▶ **Exercise**: Please transcribe the data below exactly. Leave the pictures out.

▶ **Given material**:

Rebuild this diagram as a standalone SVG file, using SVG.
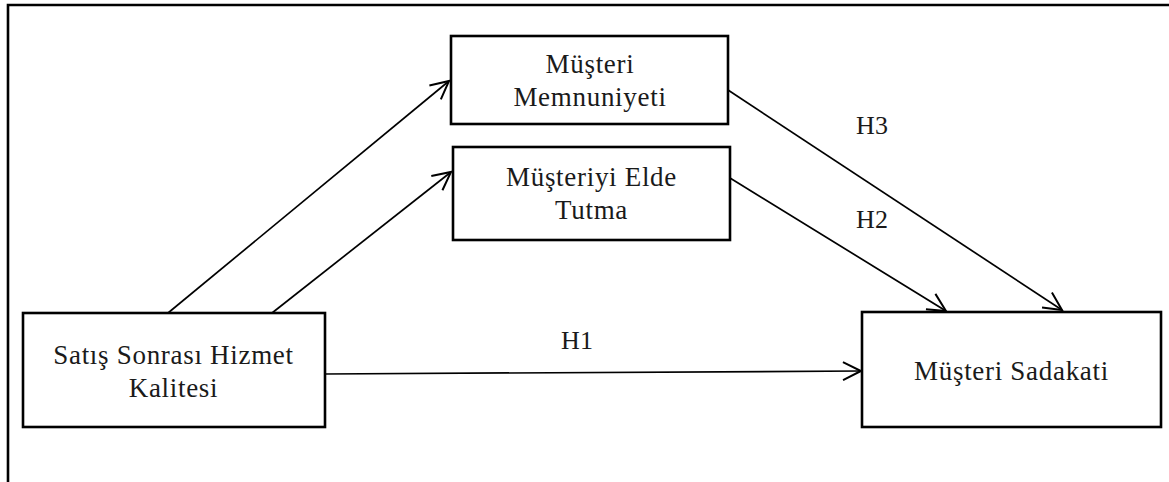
<svg xmlns="http://www.w3.org/2000/svg" width="1169" height="482" viewBox="0 0 1169 482">
  <style>
    .box { fill: #ffffff; stroke: #000000; stroke-width: 2.6; }
    .lbl { font-family: "Liberation Serif", "DejaVu Serif", serif; font-size: 27px; letter-spacing: 0.7px; fill: #1a1a1a; text-anchor: middle; }
    .h { font-family: "Liberation Serif", serif; font-size: 26px; fill: #1a1a1a; text-anchor: middle; }
    .edge { fill: none; stroke: #000000; stroke-width: 1.7; marker-end: url(#arr); }
  </style>
  <defs>
    <marker id="arr" markerUnits="userSpaceOnUse" markerWidth="24" markerHeight="24" refX="20" refY="10" orient="auto" viewBox="0 0 24 20">
      <path d="M2,1 L20,10 L2,19" fill="none" stroke="#000000" stroke-width="2"/>
    </marker>
  </defs>
  <rect width="1169" height="482" fill="#ffffff"/>
  <g id="frame">
    <path d="M8,482 L8,5 L1169,5" fill="none" stroke="#000000" stroke-width="2.6"/>
  </g>
  <g id="connectors">
    <line class="edge" x1="168" y1="313" x2="449" y2="81"/>
    <line class="edge" x1="272" y1="313" x2="451" y2="172"/>
    <line class="edge" x1="325" y1="374" x2="861" y2="371"/>
    <line class="edge" x1="730" y1="178" x2="946" y2="311"/>
    <line class="edge" x1="728" y1="90" x2="1062" y2="310"/>
    <text class="h" x="872" y="134">H3</text>
    <text class="h" x="872" y="228">H2</text>
    <text class="h" x="577" y="349">H1</text>
  </g>
  <g id="memnuniyet">
    <rect class="box" x="451" y="36" width="277" height="88"/>
    <text class="lbl" x="590" y="73">Müşteri</text>
    <text class="lbl" x="590" y="106">Memnuniyeti</text>
  </g>
  <g id="eldetutma">
    <rect class="box" x="453" y="147" width="277" height="93"/>
    <text class="lbl" x="591.5" y="186">Müşteriyi Elde</text>
    <text class="lbl" x="591.5" y="219">Tutma</text>
  </g>
  <g id="hizmetkalitesi">
    <rect class="box" x="23" y="313" width="302" height="114"/>
    <text class="lbl" x="173.5" y="364">Satış Sonrası Hizmet</text>
    <text class="lbl" x="173.5" y="397">Kalitesi</text>
  </g>
  <g id="sadakat">
    <rect class="box" x="862" y="312" width="299" height="115"/>
    <text class="lbl" x="1011.5" y="380">Müşteri Sadakati</text>
  </g>
</svg>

▶ **Response**:
Rebuild this diagram as a standalone SVG file, using SVG.
<svg xmlns="http://www.w3.org/2000/svg" width="1169" height="482" viewBox="0 0 1169 482">
  <style>
    .box { fill: #ffffff; stroke: #000000; stroke-width: 2.6; }
    .lbl { font-family: "Liberation Serif", "DejaVu Serif", serif; font-size: 27px; letter-spacing: 0.7px; fill: #1a1a1a; text-anchor: middle; }
    .h { font-family: "Liberation Serif", serif; font-size: 26px; fill: #1a1a1a; text-anchor: middle; }
    .edge { fill: none; stroke: #000000; stroke-width: 1.7; marker-end: url(#arr); }
  </style>
  <defs>
    <marker id="arr" markerUnits="userSpaceOnUse" markerWidth="24" markerHeight="24" refX="20" refY="10" orient="auto" viewBox="0 0 24 20">
      <path d="M2,1 L20,10 L2,19" fill="none" stroke="#000000" stroke-width="2"/>
    </marker>
  </defs>
  <rect width="1169" height="482" fill="#ffffff"/>
  <g id="frame">
    <path d="M8,482 L8,5 L1169,5" fill="none" stroke="#000000" stroke-width="2.6"/>
  </g>
  <g id="connectors">
    <line class="edge" x1="168" y1="313" x2="449" y2="81"/>
    <line class="edge" x1="272" y1="313" x2="451" y2="172"/>
    <line class="edge" x1="325" y1="374" x2="861" y2="371"/>
    <line class="edge" x1="730" y1="178" x2="946" y2="311"/>
    <line class="edge" x1="728" y1="90" x2="1062" y2="310"/>
    <text class="h" x="872" y="134">H3</text>
    <text class="h" x="872" y="228">H2</text>
    <text class="h" x="577" y="349">H1</text>
  </g>
  <g id="memnuniyet">
    <rect class="box" x="451" y="36" width="277" height="88"/>
    <text class="lbl" x="590" y="73">Müşteri</text>
    <text class="lbl" x="590" y="106">Memnuniyeti</text>
  </g>
  <g id="eldetutma">
    <rect class="box" x="453" y="147" width="277" height="93"/>
    <text class="lbl" x="591.5" y="186">Müşteriyi Elde</text>
    <text class="lbl" x="591.5" y="219">Tutma</text>
  </g>
  <g id="hizmetkalitesi">
    <rect class="box" x="23" y="313" width="302" height="114"/>
    <text class="lbl" x="173.5" y="364">Satış Sonrası Hizmet</text>
    <text class="lbl" x="173.5" y="397">Kalitesi</text>
  </g>
  <g id="sadakat">
    <rect class="box" x="862" y="312" width="299" height="115"/>
    <text class="lbl" x="1011.5" y="380">Müşteri Sadakati</text>
  </g>
</svg>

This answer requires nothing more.